Le prochain sommet de Lomé ne serait que "la manifestation d’une meilleure entente entre ces pays et Israël", affirme Maurice Mahounon. Une entente qui ne serait pas sans effet. Israël "garantirait la sécurité de ces pays africains qui ne sont pas à l’abri d’une menace terroriste ou d’un coup d’État", poursuit le chercheur béninois. Un avis partagé par Frédéric Encel qui estime qu'à travers cette rencontre, "Israël cherche à constituer un tissu diplomatique à l’ONU de telle sorte que la majorité hostile à ce pays soit de moins en moins importante". 

Israël serait le grand gagnant du sommet selon Maurice Mahounon, car ses rapprochements avec les pays africains placeraient légitiment l'État hébreu au niveau international. "Nous ne sommes pas dans une relation gagnant-gagnant, Israël est la partie qui gagne le plus dans cette histoire même si les pays africains sont également gagnants notamment en termes de sécurité. Israël leur assurera une sécurité sans pareil, et dans un continent ravagé par le terrorisme, elle est la bienvenue et surtout obtiendra une légitimité au sein de ces pays. Légitimité qui lui sera précieuse à l’ONU. Ce soutien, cette reconnaissance, cette légitimité de l'État hébreu aux yeux des pays africains n'a pas de prix et c'est en ce sens qu'Israël est la partie qui gagne le plus". La sécurité promise aux États africains pourra être assurée à travers deux moyens : la vente d’armes et les renseignements selon Maurice Mahounon. Des achats et des informations précieuses qui alimenteraient une dépendance croissante vis-à-vis de l'État hébreu de la part des pays africains selon le chercheur béninois.

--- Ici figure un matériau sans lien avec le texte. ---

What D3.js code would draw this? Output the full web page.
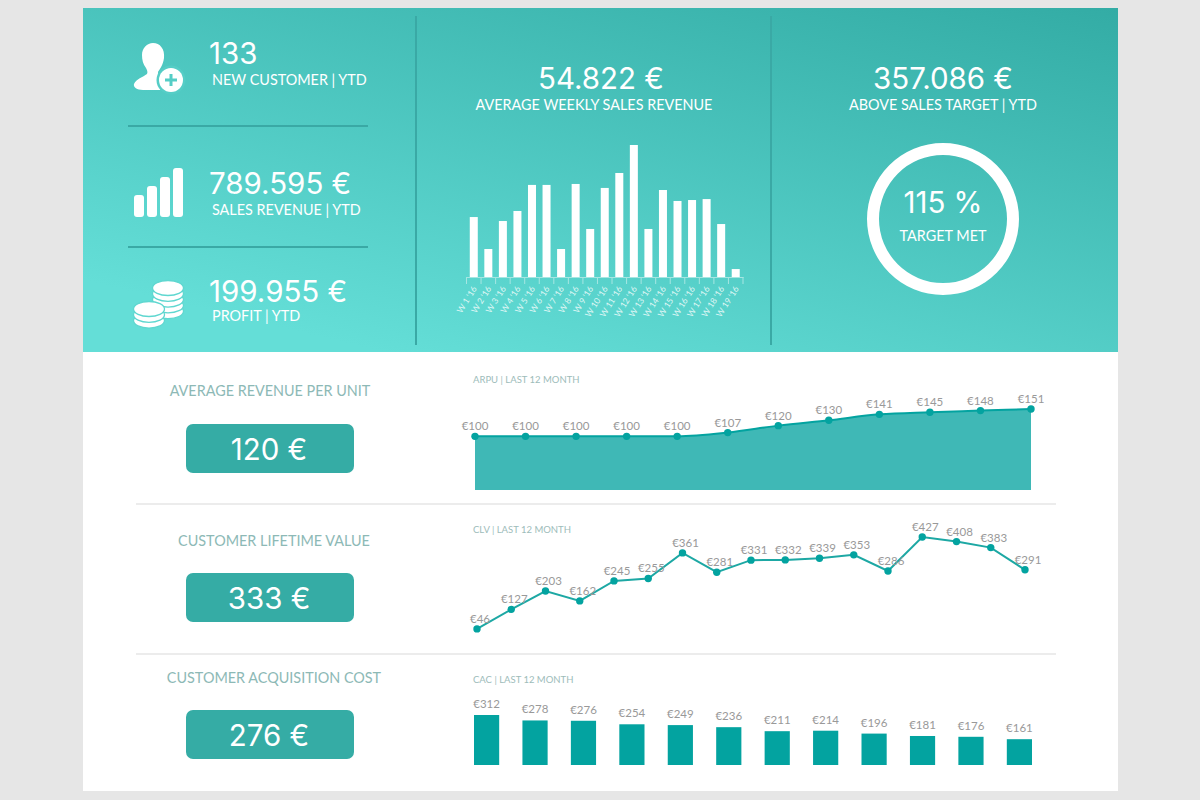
<!DOCTYPE html>
<html>
<head>
<meta charset="utf-8">
<script src="https://cdn.jsdelivr.net/npm/d3@7"></script>
<style>
  body { margin: 0; background: #e6e6e6; }
  svg { display: block; }
  text { font-family: Lato, "Open Sans", sans-serif; }
  text.big { font-family: Inter, Lato, sans-serif; font-weight: 400; }
</style>
</head>
<body>
<svg id="main" width="1200" height="800"></svg>
<script>
const weeks = ["W 1 '16", "W 2 '16", "W 3 '16", "W 4 '16", "W 5 '16", "W 6 '16", "W 7 '16", "W 8 '16", "W 9 '16", "W 10 '16",
  "W 11 '16", "W 12 '16", "W 13 '16", "W 14 '16", "W 15 '16", "W 16 '16", "W 17 '16", "W 18 '16", "W 19 '16"];
const weeklyRevenue = [37700, 17600, 35200, 41500, 57900, 57900, 17600, 58500, 30200, 56000,
  65400, 83000, 30200, 54700, 47800, 48400, 49000, 33300, 5000];

const arpuValues = [100, 100, 100, 100, 100, 107, 120, 130, 141, 145, 148, 151];
const clvValues = [46, 127, 203, 162, 245, 255, 361, 281, 331, 332, 339, 353, 286, 427, 408, 383, 291];
const cacValues = [312, 278, 276, 254, 249, 236, 211, 214, 196, 181, 176, 161];

const targetMet = 115;

const svg = d3.select("#main");
const white = "#fff";
const dark = "#03a3a0";

const defs = svg.append("defs");
const grad = defs.append("linearGradient")
  .attr("id", "topGrad")
  .attr("gradientUnits", "userSpaceOnUse")
  .attr("x1", 1118).attr("y1", 8)
  .attr("x2", 1000).attr("y2", 500);
grad.append("stop").attr("offset", 0).attr("stop-color", "#33aca5");
grad.append("stop").attr("offset", 1).attr("stop-color", "#64ded7");

// panels
svg.append("rect").attr("x", 83).attr("y", 8).attr("width", 1035).attr("height", 783).attr("fill", white);
svg.append("rect").attr("x", 83).attr("y", 8).attr("width", 1035).attr("height", 344).attr("fill", "url(#topGrad)");

// dividers
[416, 771].forEach((x) => {
  svg.append("line").attr("x1", x).attr("x2", x).attr("y1", 16).attr("y2", 345)
    .attr("stroke", "#3aa9a5").attr("stroke-width", 2);
});
[126, 247].forEach((y) => {
  svg.append("line").attr("x1", 128).attr("x2", 368).attr("y1", y).attr("y2", y)
    .attr("stroke", "#3aa9a5").attr("stroke-width", 2);
});
[504, 654].forEach((y) => {
  svg.append("line").attr("x1", 136).attr("x2", 1056).attr("y1", y).attr("y2", y)
    .attr("stroke", "#ececec").attr("stroke-width", 2);
});

function label(x, y, str, size, color, anchor) {
  return svg.append("text")
    .attr("x", x).attr("y", y)
    .attr("font-size", size)
    .attr("fill", color)
    .attr("text-anchor", anchor || "start")
    .text(str);
}

function bigLabel(x, y, str, anchor) {
  return label(x, y, str, 29.5, white, anchor).attr("class", "big");
}

// top left kpis
bigLabel(209, 64, "133");
label(212, 85, "NEW CUSTOMER | YTD", 14.4, white);
bigLabel(209, 194, "789.595 €");
label(212, 215, "SALES REVENUE | YTD", 14.4, white);
bigLabel(209, 302, "199.955 €");
label(212, 321, "PROFIT | YTD", 14.4, white);

// top middle and right kpis
bigLabel(601, 89, "54.822 €", "middle");
label(594, 110, "AVERAGE WEEKLY SALES REVENUE", 14.4, white, "middle");
bigLabel(943, 89, "357.086 €", "middle");
label(943, 110, "ABOVE SALES TARGET | YTD", 14.4, white, "middle");
bigLabel(943, 213, targetMet + " %", "middle");
label(943, 241, "TARGET MET", 14.4, white, "middle");

// icons
const userIcon = svg.append("g").attr("fill", white);
userIcon.append("path")
  .attr("d", "M153,43 C160,43 165,49 164,58 C163,65 160,69 158,72 C158,76 162,78 166,80 L160,90 L143,90 C137,90 133,87 134,84 C136,79 143,77 147,74 C148,72 147,70 146,68 C143,64 142,60 142,55 C142,48 147,43 153,43 Z");
userIcon.append("circle").attr("cx", 171).attr("cy", 80).attr("r", 14.5).attr("fill", "#55cdc6");
userIcon.append("circle").attr("cx", 171).attr("cy", 80).attr("r", 12);
userIcon.append("rect").attr("x", 165).attr("y", 78.5).attr("width", 12).attr("height", 3).attr("fill", "#55cdc6");
userIcon.append("rect").attr("x", 169.5).attr("y", 74).attr("width", 3).attr("height", 12).attr("fill", "#55cdc6");

const iconBars = [
  { x: 134, top: 195 },
  { x: 147, top: 186 },
  { x: 160, top: 177 },
  { x: 173, top: 168 },
];
svg.append("g").selectAll("rect").data(iconBars).join("rect")
  .attr("x", (d) => d.x).attr("y", (d) => d.top)
  .attr("width", 10).attr("height", (d) => 217 - d.top)
  .attr("rx", 3).attr("fill", white);

function coins(cx, topY, rx, ry, layers, gap) {
  const g = svg.append("g");
  d3.range(layers - 1, -1, -1).forEach((i) => {
    g.append("ellipse")
      .attr("cx", cx).attr("cy", topY + i * gap)
      .attr("rx", rx).attr("ry", ry)
      .attr("fill", white)
      .attr("stroke", "#5fd7d0")
      .attr("stroke-width", 1.3);
  });
}
coins(168, 288, 15.5, 7.5, 5, 5.8);
coins(149, 309, 15.5, 7.5, 3, 5.8);

// weekly revenue bars
const xWeek = d3.scaleBand().domain(weeks).range([466.5, 743]).paddingInner(0.45).paddingOuter(0.225);
const yWeek = d3.scaleLinear().domain([0, 83000]).range([277, 145]);

svg.append("g").selectAll("rect").data(weeklyRevenue).join("rect")
  .attr("x", (d, i) => xWeek(weeks[i]))
  .attr("y", (d) => yWeek(d))
  .attr("width", xWeek.bandwidth())
  .attr("height", (d) => yWeek(0) - yWeek(d))
  .attr("fill", white);

const weekAxis = svg.append("g")
  .attr("transform", "translate(0,277)")
  .call(d3.axisBottom(xWeek).tickSize(0).tickPadding(0));
weekAxis.select(".domain").attr("stroke", "#a6e6e2");
weekAxis.selectAll("text")
  .attr("font-size", 8.5)
  .attr("font-family", "Lato")
  .attr("fill", "#dff6f4")
  .attr("text-anchor", "end")
  .attr("y", 0)
  .attr("dx", "-8")
  .attr("dy", "9")
  .attr("transform", "rotate(-58)");
weekAxis.append("g").selectAll("line").data(d3.range(weeks.length + 1)).join("line")
  .attr("x1", (i) => xWeek.range()[0] + i * xWeek.step())
  .attr("x2", (i) => xWeek.range()[0] + i * xWeek.step())
  .attr("y1", 0).attr("y2", 7)
  .attr("stroke", "#a6e6e2");

// target ring
const ringArc = d3.arc().innerRadius(64).outerRadius(76);
svg.append("path")
  .attr("transform", "translate(943,219)")
  .attr("d", ringArc({ startAngle: 0, endAngle: 2 * Math.PI }))
  .attr("fill", white);

// bottom left kpis
const bottomKpis = [
  { title: "AVERAGE REVENUE PER UNIT", value: "120 €", tx: 270, ty: 396, boxY: 424 },
  { title: "CUSTOMER LIFETIME VALUE", value: "333 €", tx: 274, ty: 546, boxY: 573 },
  { title: "CUSTOMER ACQUISITION COST", value: "276 €", tx: 274, ty: 683, boxY: 710 },
];
bottomKpis.forEach((k) => {
  label(k.tx, k.ty, k.title, 14.4, "#8db9b6", "middle");
  svg.append("rect")
    .attr("x", 186).attr("y", k.boxY)
    .attr("width", 168).attr("height", 49)
    .attr("rx", 7)
    .attr("fill", "#35aca5");
  bigLabel(269, k.boxY + 36, k.value, "middle");
});

label(473, 383, "ARPU | LAST 12 MONTH", 9.5, "#9dbcba");
label(473, 533, "CLV | LAST 12 MONTH", 9.5, "#9dbcba");
label(473, 683, "CAC | LAST 12 MONTH", 9.5, "#9dbcba");

function valueLabels(values, xFn, yFn, dx, dy) {
  svg.append("g").selectAll("text").data(values).join("text")
    .attr("x", (d, i) => xFn(i) + dx)
    .attr("y", (d) => yFn(d) + dy)
    .attr("text-anchor", "middle")
    .attr("font-size", 11.5)
    .attr("fill", "#999")
    .text((d) => "€" + d);
}

// arpu area
const xArpu = d3.scalePoint().domain(d3.range(arpuValues.length)).range([475, 1031]);
const yArpu = d3.scaleLinear().domain([0, 151]).range([490, 409]);

svg.append("path").datum(arpuValues)
  .attr("fill", "#3fb8b6")
  .attr("d", d3.area().x((d, i) => xArpu(i)).y0(yArpu(0)).y1((d) => yArpu(d)).curve(d3.curveMonotoneX));
svg.append("path").datum(arpuValues)
  .attr("fill", "none").attr("stroke", dark).attr("stroke-width", 2)
  .attr("d", d3.line().x((d, i) => xArpu(i)).y((d) => yArpu(d)).curve(d3.curveMonotoneX));
svg.append("g").selectAll("circle").data(arpuValues).join("circle")
  .attr("cx", (d, i) => xArpu(i)).attr("cy", (d) => yArpu(d)).attr("r", 3.7).attr("fill", dark);
valueLabels(arpuValues, xArpu, yArpu, 0, -6);

// clv line
const xClv = d3.scalePoint().domain(d3.range(clvValues.length)).range([477, 1025]);
const yClv = d3.scaleLinear().domain([0, 427]).range([640, 537]);

svg.append("path").datum(clvValues)
  .attr("fill", "none").attr("stroke", "#1da8a4").attr("stroke-width", 2)
  .attr("d", d3.line().x((d, i) => xClv(i)).y((d) => yClv(d)));
svg.append("g").selectAll("circle").data(clvValues).join("circle")
  .attr("cx", (d, i) => xClv(i)).attr("cy", (d) => yClv(d)).attr("r", 3.7).attr("fill", dark);
valueLabels(clvValues, xClv, yClv, 3, -6);

// cac bars
const xCac = d3.scaleBand().domain(d3.range(cacValues.length)).range([474, 1032]).paddingInner(0.48);
const yCac = d3.scaleLinear().domain([0, 312]).range([765, 715]);

svg.append("g").selectAll("rect").data(cacValues).join("rect")
  .attr("x", (d, i) => xCac(i))
  .attr("y", (d) => yCac(d))
  .attr("width", xCac.bandwidth())
  .attr("height", (d) => yCac(0) - yCac(d))
  .attr("fill", dark);
valueLabels(cacValues, (i) => xCac(i) + xCac.bandwidth() / 2, yCac, 0, -7);
</script>
</body>
</html>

Que des intérêts, pas d’amis

"À travers ce sommet, Israël cherche à s’imposer tout en contrecarrant la montée en puissance marocaine. Le Maroc se fera de plus en plus entendre et peut influencer les pays africains même au niveau diplomatique. Israël craint cette influence du Maroc. Israël verrait d’un mauvais œil le poids qu’est en train de prendre le Maroc sur la scène internationale. L’État hébreu redouterait l’influence susceptible d’être exercée par le Maroc. Il n'y a que des intérêts, jamais d'amis", affirme le chercheur béninois.

Une analyse qui n'est pas partagée par Frédéric Encel. Ce dernier estime qu'il n'y a pas de risque de disputes entre les deux pays au sujet de l’Afrique, car ils interviennent des secteurs d’intérêts différents: "Le Maroc se concentre davantage sur des secteurs financiers et industriels alors qu’Israël propose une offre qui n’empiète pas sur ces domaines".